According to the Children’s Defense Fund, in 1989 an average of 1,375 children dropped out of school every day. As a future educator, my reaction to this figure is one of horror and disbelief. Once I get past the shock of such a figure and the obligatory rhetorical questions: How could we let this happen?, I become an investigator. I begin to look for patterns in the profiles of students who have failed. I consider the curriculum these students ingest and how it is fed to them. I try to understand what circumstances result in the forsaking of 1,375 students per day.

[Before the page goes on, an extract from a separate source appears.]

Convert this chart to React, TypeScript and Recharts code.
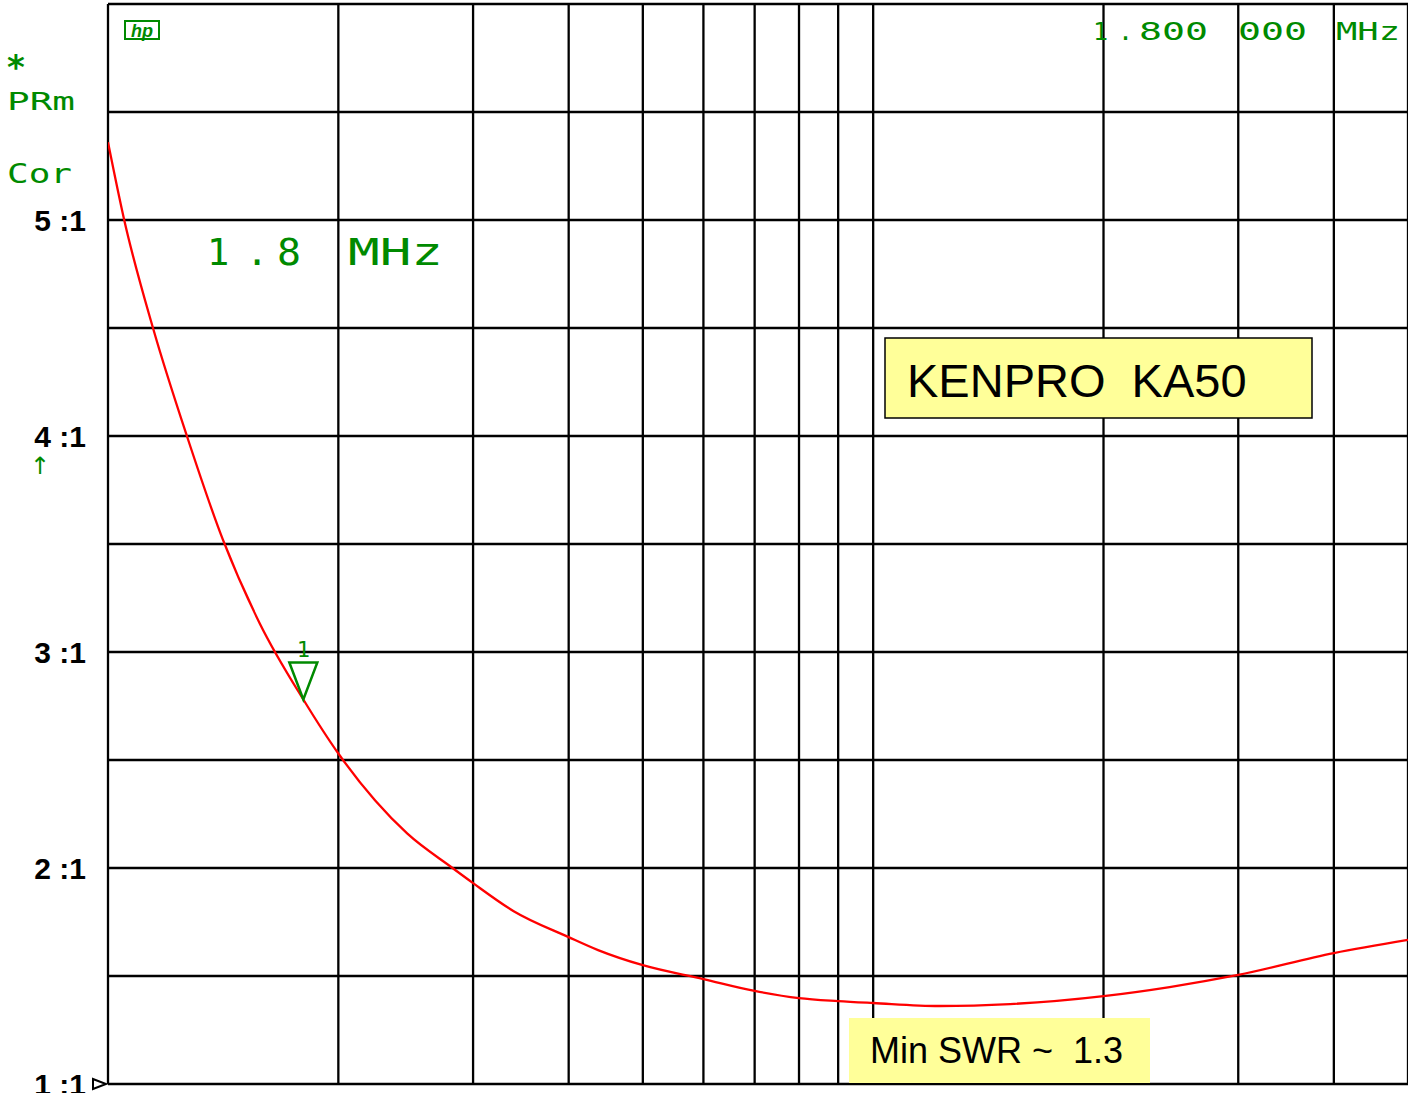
import React from 'react';
import { LineChart, Line, XAxis, YAxis, CartesianGrid, ReferenceDot } from 'recharts';

const freqMHz = [1.0, 1.05, 1.145, 1.268, 1.413, 1.58, 1.8, 2.0, 2.46, 2.82, 3.0, 3.39, 4.0, 4.37, 5.0, 6.0, 7.0, 8.0, 9.0, 10, 12.2, 15.1, 20, 24.4, 30, 40, 50];
const swrValues = [5.36, 5.0, 4.5, 4.0, 3.52, 3.13, 2.78, 2.53, 2.16, 2.0, 1.93, 1.8, 1.68, 1.62, 1.55, 1.486, 1.431, 1.398, 1.384, 1.375, 1.361, 1.37, 1.407, 1.449, 1.505, 1.606, 1.667];

const xGridTicks = [1, 2, 3, 4, 5, 6, 7, 8, 9, 10, 20, 30, 40, 50];
const yGridTicks = [1, 1.5, 2, 2.5, 3, 3.5, 4, 4.5, 5, 5.5, 6];
const yLabelTicks = [1, 2, 3, 4, 5];

const markerFreq = 1.8;
const markerSwr = 2.78;
const markerLabel = '1';

const titleText = 'KENPRO  KA50';
const minSwrText = 'Min SWR ~  1.3';

const data = freqMHz.map((f, i) => ({ f, swr: swrValues[i] }));

const GREEN = '#008a00';
const MONO = '"DejaVu Sans Mono", monospace';
const SANS = '"Liberation Sans", Arial, sans-serif';

const YTick = (props: any) => {
  const { y, payload } = props;
  return (
    <g>
      <text x={86} y={y + 11} textAnchor="end" fontFamily={SANS} fontWeight="bold" fontSize={30} fill="#000" style={{ whiteSpace: 'pre' }}>
        {`${payload.value} :1`}
      </text>
      {payload.value === 1 && (
        <path d={`M93 ${y - 5} L106 ${y} L93 ${y + 5} Z`} fill="none" stroke="#000" strokeWidth={2} />
      )}
    </g>
  );
};

const MarkerShape = (props: any) => {
  const { cx, cy } = props;
  return (
    <g>
      <path d={`M${cx - 14} ${cy - 37} L${cx + 14} ${cy - 37} L${cx} ${cy} Z`} fill="none" stroke={GREEN} strokeWidth={2.5} />
      <text x={cx} y={cy - 43} textAnchor="middle" fontFamily={MONO} fontSize={22} fill={GREEN}>
        {markerLabel}
      </text>
    </g>
  );
};

export default function App() {
  return (
    <div style={{ position: 'absolute', left: 0, top: 0, width: 1408, height: 1093, background: '#fff' }}>
      <LineChart width={1408} height={1093} data={data} margin={{ top: 4, right: 0, bottom: 9, left: 0 }}>
        <CartesianGrid
          stroke="#000"
          strokeWidth={2.3}
          verticalValues={xGridTicks}
          horizontalValues={yGridTicks}
          fill="none"
        />
        <XAxis dataKey="f" type="number" scale="log" domain={[1, 50]} ticks={xGridTicks} allowDataOverflow hide />
        <YAxis
          type="number"
          domain={[1, 6]}
          ticks={yLabelTicks}
          interval={0}
          width={108}
          axisLine={false}
          tickLine={false}
          tick={<YTick />}
          allowDataOverflow
        />
        <Line dataKey="swr" type="monotone" stroke="#ff0000" strokeWidth={2.3} dot={false} isAnimationActive={false} />
        <ReferenceDot x={markerFreq} y={markerSwr} r={3} shape={<MarkerShape />} ifOverflow="visible" />
      </LineChart>
      <svg width={1408} height={1093} style={{ position: 'absolute', left: 0, top: 0, pointerEvents: 'none' }}>
        {/* left panel labels */}
        <text x={7} y={79} fontFamily='"DejaVu Sans", sans-serif' fontWeight="bold" fontSize={34} fill={GREEN}>*</text>
        <text x={7} y={110} fontFamily={MONO} fontSize={25} fill={GREEN} textLength={68} lengthAdjust="spacingAndGlyphs">PRm</text>
        <text x={7} y={183} fontFamily={MONO} fontSize={27} fill={GREEN} textLength={65} lengthAdjust="spacingAndGlyphs">Cor</text>
        <text x={40} y={474} textAnchor="middle" fontFamily='"DejaVu Sans", sans-serif' fontSize={24} fill={GREEN}>↑</text>
        {/* hp logo */}
        <rect x={125} y={21} width={34} height={18} fill="none" stroke={GREEN} strokeWidth={2} />
        <text x={142} y={37} textAnchor="middle" fontFamily={SANS} fontStyle="italic" fontWeight="bold" fontSize={18} fill={GREEN}>hp</text>
        {/* frequency readouts */}
        <text x={207} y={265} fontFamily={MONO} fontSize={37} fill={GREEN}>1</text>
        <text x={246} y={265} fontFamily={MONO} fontSize={37} fill={GREEN}>.</text>
        <text x={277} y={265} fontFamily={MONO} fontSize={37} fill={GREEN} textLength={24} lengthAdjust="spacingAndGlyphs">8</text>
        <text x={348} y={265} fontFamily={MONO} fontSize={37} fill={GREEN} textLength={95} lengthAdjust="spacingAndGlyphs">MHz</text>
        <text x={1093} y={40} fontFamily={MONO} fontSize={25} fill={GREEN}>1</text>
        <text x={1118} y={40} fontFamily={MONO} fontSize={25} fill={GREEN}>.</text>
        <text x={1139} y={40} fontFamily={MONO} fontSize={25} fill={GREEN} textLength={69} lengthAdjust="spacingAndGlyphs">800</text>
        <text x={1238} y={40} fontFamily={MONO} fontSize={25} fill={GREEN} textLength={69} lengthAdjust="spacingAndGlyphs">000</text>
        <text x={1336} y={40} fontFamily={MONO} fontSize={25} fill={GREEN} textLength={64} lengthAdjust="spacingAndGlyphs">MHz</text>
        {/* annotation boxes */}
        <rect x={885} y={338} width={427} height={80} fill="#ffff99" stroke="#000" strokeWidth={1.5} />
        <text x={907} y={397} fontFamily={SANS} fontSize={47} fill="#000" style={{ whiteSpace: 'pre' }}>{titleText}</text>
        <rect x={849} y={1018} width={301} height={65} fill="#ffff99" />
        <text x={870} y={1063} fontFamily={SANS} fontSize={36} fill="#000" style={{ whiteSpace: 'pre' }}>{minSwrText}</text>
      </svg>
    </div>
  );
}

As a nation, we have established institutions of learning that cater to the needs of some. Our schools allow a select handful of students to succeed. Certain segments of our population appear to be at greater risk than others. The future does not bode well for young black and Latino men and women who do not make it through high school. According to Duane Campbell, author of Choosing Democracy, the unemployment rate for Latino men and women is substantially higher than the national average and an African American child is as likely to go to prison as to college (15). According to the Economic Policy Institute, in 1991 43% of African American children and 35% of Latino children were living in poverty. It is not surprising that a vast number of the 501,875 annual school drop-outs come from impoverished black and Latino families.

Of course it is not only blacks and Latinos who are lost in the educational shuffle. There are hordes of students who simply do not fit into the traditional public school paradigm. Whether this poor fit is the result of an unorthodox learning style, an emotional disability or a need for a higher level of teacher involvement, these students are often failed. Such students may stay in school, but they receive a sub-standard education.

Virginia Woolf, in her essay "A Room of One’s Own" makes a strong case for schools which cater to the needs of students who are failed by our existing system. I did not see the connection between "A Room of One’s Own" and education upon my first reading of the essay, as a matter of fact the idea came to me as I read Woolf’s essay "The Common Reader.